The funeral has already taken place but on July 31 she was reunited with her beloved husband Arthur at Shiplake Parish Church.
Peggy was a strong and feisty character who always enjoyed a good debate and became a prominent journalist, spending most of her working years as an agony aunt.
She was born in 1916 in Hammersmith. She had two younger brothers, Bun and Tony, who have also passed away. Her parents both died in their forties, leaving Peggy to bring up the boys.
As a child, Peggy hated being a girl and felt unsure of her place in life.
She had always written and at age 15 she decided that she wanted to be a journalist and wrote to many newspapers for a job.
Her first position was in book publishing after which she joined the Reed publishing group and worked for Woman.
At age 21 she was employed as the sub-editor on the agony aunt column. When the columnist left, Peggy was thought to be too young to take it over but this just made her furious and more determined. She asked if she could be given a try and was told to “get on with it”.
She became Evelyn Home, a name that was considered the perfect combination for the readership, combining “Eve” and “home”.
Peggy continued to gain great pleasure from writing her column for the next 40-plus years until she retired.
Her mother had a pub in Henley and it was here that she met her husband Arthur who she would call “Big” after “big-hearted Arthur”. Peggy was fortunate to be fit and healthy throughout her life. In her younger years she would exercise to Eileen Fowler and she always enjoyed swimming.
When she moved to Eastbourne 14 years ago she had a beach hut and would swim regularly in the sea.
Peggy was always keen to have her independence and learned to drive when a young woman, buying her first car for ú5. She continued her love of driving, only giving up at the age of 94.
Another of Peggy’s hobbies was bridge, which she played to a very high standard.
Peggy played regularly in Henley and continued following her move to Eastbourne, where she played at the bowls club.
She made new friends and was always happy to give advice and help the other players.
She was, rightly, extremely proud of her work as Evelyn Home. She saw many changes, firstly through the war years when women took on greater responsibility and then in the subsequent decades which saw continuous advances for women in particular, something which pleased her greatly.

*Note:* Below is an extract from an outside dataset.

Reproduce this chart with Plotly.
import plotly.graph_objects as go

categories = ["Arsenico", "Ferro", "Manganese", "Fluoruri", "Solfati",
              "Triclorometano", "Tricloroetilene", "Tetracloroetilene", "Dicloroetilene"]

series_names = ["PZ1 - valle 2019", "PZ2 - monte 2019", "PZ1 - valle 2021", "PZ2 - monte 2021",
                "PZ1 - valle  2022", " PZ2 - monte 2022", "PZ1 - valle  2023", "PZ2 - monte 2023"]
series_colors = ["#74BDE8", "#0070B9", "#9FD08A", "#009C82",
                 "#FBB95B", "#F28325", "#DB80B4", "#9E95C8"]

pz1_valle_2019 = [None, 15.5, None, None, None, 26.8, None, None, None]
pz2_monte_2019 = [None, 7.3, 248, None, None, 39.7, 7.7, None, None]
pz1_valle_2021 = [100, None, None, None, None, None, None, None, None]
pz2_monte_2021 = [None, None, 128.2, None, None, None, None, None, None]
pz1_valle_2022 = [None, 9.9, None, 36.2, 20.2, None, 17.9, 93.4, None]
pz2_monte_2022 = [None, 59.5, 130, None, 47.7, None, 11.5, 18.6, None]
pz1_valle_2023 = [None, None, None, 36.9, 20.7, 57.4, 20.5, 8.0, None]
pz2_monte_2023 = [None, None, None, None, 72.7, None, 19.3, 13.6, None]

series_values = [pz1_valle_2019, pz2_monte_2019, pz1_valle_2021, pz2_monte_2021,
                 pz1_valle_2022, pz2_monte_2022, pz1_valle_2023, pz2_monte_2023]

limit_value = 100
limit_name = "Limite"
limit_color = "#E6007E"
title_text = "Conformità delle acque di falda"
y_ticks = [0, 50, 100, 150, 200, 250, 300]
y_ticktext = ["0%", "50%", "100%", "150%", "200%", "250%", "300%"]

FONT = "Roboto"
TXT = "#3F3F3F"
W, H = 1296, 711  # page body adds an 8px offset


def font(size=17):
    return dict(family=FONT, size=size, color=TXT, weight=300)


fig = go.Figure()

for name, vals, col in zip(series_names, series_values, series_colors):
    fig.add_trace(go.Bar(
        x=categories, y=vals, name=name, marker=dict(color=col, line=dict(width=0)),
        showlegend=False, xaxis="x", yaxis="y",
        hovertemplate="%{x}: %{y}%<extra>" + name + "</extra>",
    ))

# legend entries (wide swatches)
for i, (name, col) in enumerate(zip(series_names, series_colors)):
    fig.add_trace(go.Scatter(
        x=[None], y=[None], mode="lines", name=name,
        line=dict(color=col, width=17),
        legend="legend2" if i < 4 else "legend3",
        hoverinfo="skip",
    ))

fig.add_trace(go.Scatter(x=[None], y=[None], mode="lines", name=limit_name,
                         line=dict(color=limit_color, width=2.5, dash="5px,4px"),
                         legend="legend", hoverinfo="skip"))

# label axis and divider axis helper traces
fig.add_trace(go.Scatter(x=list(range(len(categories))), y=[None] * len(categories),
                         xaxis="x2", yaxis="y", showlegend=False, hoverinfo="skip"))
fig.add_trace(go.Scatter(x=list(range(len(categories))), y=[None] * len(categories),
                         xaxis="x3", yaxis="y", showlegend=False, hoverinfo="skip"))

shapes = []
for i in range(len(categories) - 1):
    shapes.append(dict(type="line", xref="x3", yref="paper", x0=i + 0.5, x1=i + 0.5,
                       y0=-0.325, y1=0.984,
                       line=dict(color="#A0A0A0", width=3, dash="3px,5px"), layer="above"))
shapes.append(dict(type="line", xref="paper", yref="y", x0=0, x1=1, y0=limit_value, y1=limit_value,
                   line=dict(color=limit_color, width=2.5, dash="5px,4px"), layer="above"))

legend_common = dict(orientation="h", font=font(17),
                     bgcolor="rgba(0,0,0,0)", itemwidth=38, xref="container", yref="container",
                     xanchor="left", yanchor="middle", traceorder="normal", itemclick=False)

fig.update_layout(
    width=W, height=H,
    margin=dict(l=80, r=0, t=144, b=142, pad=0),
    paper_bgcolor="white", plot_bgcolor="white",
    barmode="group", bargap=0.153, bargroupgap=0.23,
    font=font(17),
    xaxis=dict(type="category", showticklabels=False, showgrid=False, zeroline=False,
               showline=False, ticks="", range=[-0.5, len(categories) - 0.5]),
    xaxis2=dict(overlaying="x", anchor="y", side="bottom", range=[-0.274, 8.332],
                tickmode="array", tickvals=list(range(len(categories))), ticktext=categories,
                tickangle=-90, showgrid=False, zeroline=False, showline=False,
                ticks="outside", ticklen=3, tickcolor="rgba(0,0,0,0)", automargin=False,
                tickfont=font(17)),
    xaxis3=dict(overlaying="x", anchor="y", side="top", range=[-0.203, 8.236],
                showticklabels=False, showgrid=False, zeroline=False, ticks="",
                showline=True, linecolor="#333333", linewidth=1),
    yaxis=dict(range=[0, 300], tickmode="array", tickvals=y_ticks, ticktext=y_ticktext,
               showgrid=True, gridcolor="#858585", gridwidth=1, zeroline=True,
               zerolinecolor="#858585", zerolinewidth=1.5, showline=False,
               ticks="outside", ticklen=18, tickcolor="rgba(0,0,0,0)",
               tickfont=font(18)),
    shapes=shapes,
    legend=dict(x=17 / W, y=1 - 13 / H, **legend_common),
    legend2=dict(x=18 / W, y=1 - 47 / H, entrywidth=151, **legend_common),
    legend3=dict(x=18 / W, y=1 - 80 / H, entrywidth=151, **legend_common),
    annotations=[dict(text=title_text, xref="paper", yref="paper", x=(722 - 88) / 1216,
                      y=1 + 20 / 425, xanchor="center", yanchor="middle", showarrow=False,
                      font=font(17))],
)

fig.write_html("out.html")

Following her retirement Peggy often contributed to Thought For The Day on the Home Service, now BBC Radio 4. In May 1988 she was a guest on Desert Island Discs.

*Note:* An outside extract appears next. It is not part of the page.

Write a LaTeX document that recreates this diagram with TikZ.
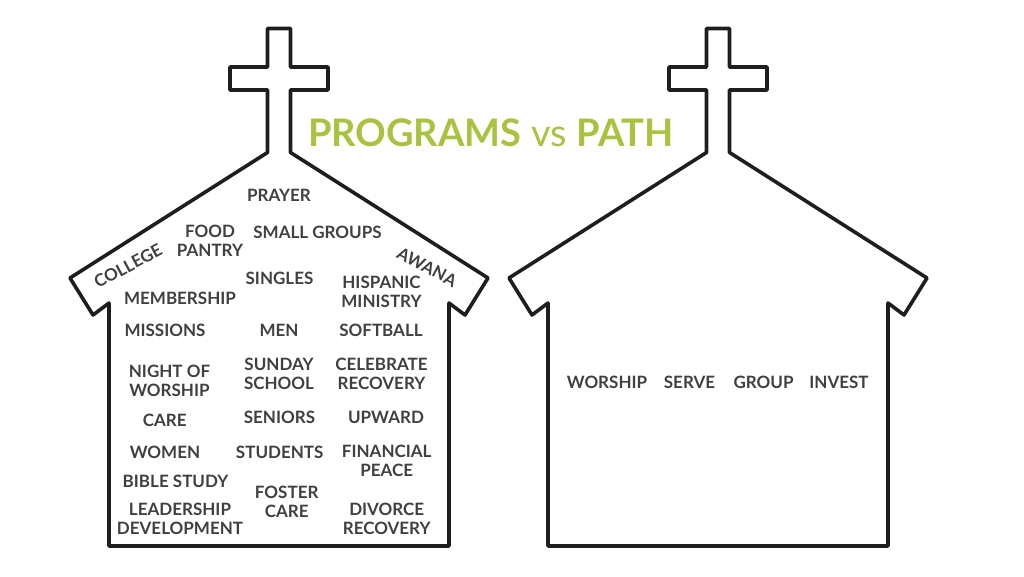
\documentclass[tikz,border=0pt]{standalone}
\usepackage{fontspec}
\setmainfont{Lato}
\usepackage{xcolor}
\definecolor{titlegreen}{HTML}{A9C23F}
\definecolor{itemgray}{HTML}{404040}
\definecolor{wallink}{HTML}{1E1E1E}

\begin{document}
\begin{tikzpicture}[x=1pt, y=-1pt,
  housewall/.style={draw=wallink, line width=3.6pt, line join=round},
  item/.style={inner sep=0pt, align=center, text=itemgray,
    font=\fontsize{17}{19}\selectfont\bfseries},
  titletext/.style={inner sep=0pt, anchor=base, text=titlegreen,
    font=\fontsize{38}{44}\selectfont}]
  \useasboundingbox (0,0) rectangle (1024,576);

  % the two churches
  \foreach \cx in {279,718} {
    \draw[housewall] (\cx-11.5,28.5) -- (\cx+11.5,28.5) -- (\cx+11.5,67) -- (\cx+49,67)
      -- (\cx+49,90) -- (\cx+11.5,90) -- (\cx+11.5,152.5) -- (\cx+209,278)
      -- (\cx+186,315) -- (\cx+170,303) -- (\cx+170,546) -- (\cx-170,546)
      -- (\cx-170,303) -- (\cx-186,315) -- (\cx-209,278) -- (\cx-11.5,152.5)
      -- (\cx-11.5,90) -- (\cx-49,90) -- (\cx-49,67) -- (\cx-11.5,67) -- cycle;
  }

  % title
  \node[titletext] (title) at (491,146.5) {\textbf{PROGRAMS} vs \textbf{PATH}};

  % programs
  \node[item] (prayer) at (279,195) {PRAYER};
  \node[item] (food) at (210,241) {FOOD\\PANTRY};
  \node[item] (smallgroups) at (317.5,232) {SMALL GROUPS};
  \node[item, rotate=28] (college) at (128,266) {COLLEGE};
  \node[item, rotate=-28] (awana) at (427,267) {AWANA};
  \node[item] (singles) at (279.5,278) {SINGLES};
  \node[item] (membership) at (180,298) {MEMBERSHIP};
  \node[item] (hispanic) at (381.5,292) {HISPANIC\\MINISTRY};
  \node[item] (missions) at (165,330) {MISSIONS};
  \node[item] (men) at (279,330) {MEN};
  \node[item] (softball) at (381,330) {SOFTBALL};
  \node[item] (nightof) at (169.5,380.5) {NIGHT OF\\WORSHIP};
  \node[item] (sunday) at (279,374) {SUNDAY\\SCHOOL};
  \node[item] (celebrate) at (381.5,374) {CELEBRATE\\RECOVERY};
  \node[item] (care) at (164.7,420) {CARE};
  \node[item] (seniors) at (279.5,417) {SENIORS};
  \node[item] (upward) at (386,417) {UPWARD};
  \node[item] (women) at (165,452) {WOMEN};
  \node[item] (students) at (279.7,452) {STUDENTS};
  \node[item] (financial) at (386.7,461) {FINANCIAL\\PEACE};
  \node[item] (bible) at (175.5,481.5) {BIBLE STUDY};
  \node[item] (foster) at (286.7,501.5) {FOSTER\\CARE};
  \node[item] (leadership) at (180,518.5) {LEADERSHIP\\DEVELOPMENT};
  \node[item] (divorce) at (386.7,518.5) {DIVORCE\\RECOVERY};

  % path
  \node[item] (worship) at (607,382.5) {WORSHIP};
  \node[item] (serve) at (689.5,382.5) {SERVE};
  \node[item] (group) at (763.5,382.5) {GROUP};
  \node[item] (invest) at (839,382.5) {INVEST};
\end{tikzpicture}
\end{document}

Peggy chose the biggest atlas in the world as her book, a little rosebush as her luxury item and a peal of 12 bells from Canterbury Cathedral for her music. She had a wonderful sense of humour and could always laugh at herself.
She was an independent woman who was practical and organised. She worked hard and coped with every challenge life set her.

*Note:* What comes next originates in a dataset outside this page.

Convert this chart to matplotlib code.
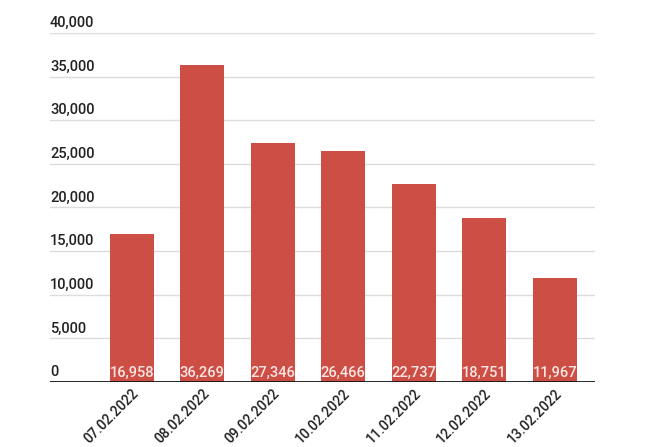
import matplotlib.pyplot as plt
import matplotlib.transforms as mtransforms

plt.rcParams['font.family'] = ['Roboto', 'DejaVu Sans']

dates = ['07.02.2022', '08.02.2022', '09.02.2022', '10.02.2022',
         '11.02.2022', '12.02.2022', '13.02.2022']
values = [16958, 36269, 27346, 26466, 22737, 18751, 11967]
yticks = [0, 5000, 10000, 15000, 20000, 25000, 30000, 35000, 40000]

fig = plt.figure(figsize=(6.7, 4.47), dpi=100)
ax = fig.add_axes([0.0746, 0.1454, 0.8134, 0.781])

x = list(range(len(dates)))
ax.bar(x, values, width=0.63, color='#cc4e45', zorder=2)

# value labels sit at the bottom of each bar
for xi, v in zip(x, values):
    ax.annotate(f'{v:,}', (xi, 0), xytext=(0, 1.5), textcoords='offset points',
                ha='center', va='bottom', color='#fbe6e4', fontsize=10.5,
                fontweight='medium', zorder=3)

ax.set_xlim(-1.16, 6.57)
ax.set_ylim(0, 40000)

trans = mtransforms.blended_transform_factory(ax.transAxes, ax.transData)
for t in yticks:
    if t > 0:
        ax.axhline(t, color='#dcdcdc', linewidth=1, zorder=1)
    ax.annotate(f'{t:,}', (0, t), xycoords=trans, xytext=(0, 2), textcoords='offset points',
                ha='left', va='bottom', color='#222222', fontsize=10.5, fontweight='medium')
ax.axhline(0, color='#111111', linewidth=2, zorder=4)

ax.set_yticks([])
ax.set_xticks(x)
ax.set_xticklabels(dates, rotation=45, ha='right', rotation_mode='anchor',
                   fontsize=10, color='#222222', fontweight='medium')
ax.tick_params(axis='x', length=0, pad=3)
for s in ax.spines.values():
    s.set_visible(False)

fig.savefig('out.png', dpi=100)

Peggy lost Arthur in 1985 and they had no children so her immediate family is small — just two nieces who live in East Africa and her UK family, Sylvia, John and Jean. Peggy moved to Eastbourne to be near them.
John continued to support her after Sylvia and Jean passed away. They were accomplished partners at bridge, which she continued up until the end.
Peggy looked to John for support during her last few years, which he did with the help of his daughter Sue, especially in her declining few months.
Peggy was fiercely independent and loved debate. She was greatly respected and her wisdom and humour will be greatly missed by her family and all who knew her.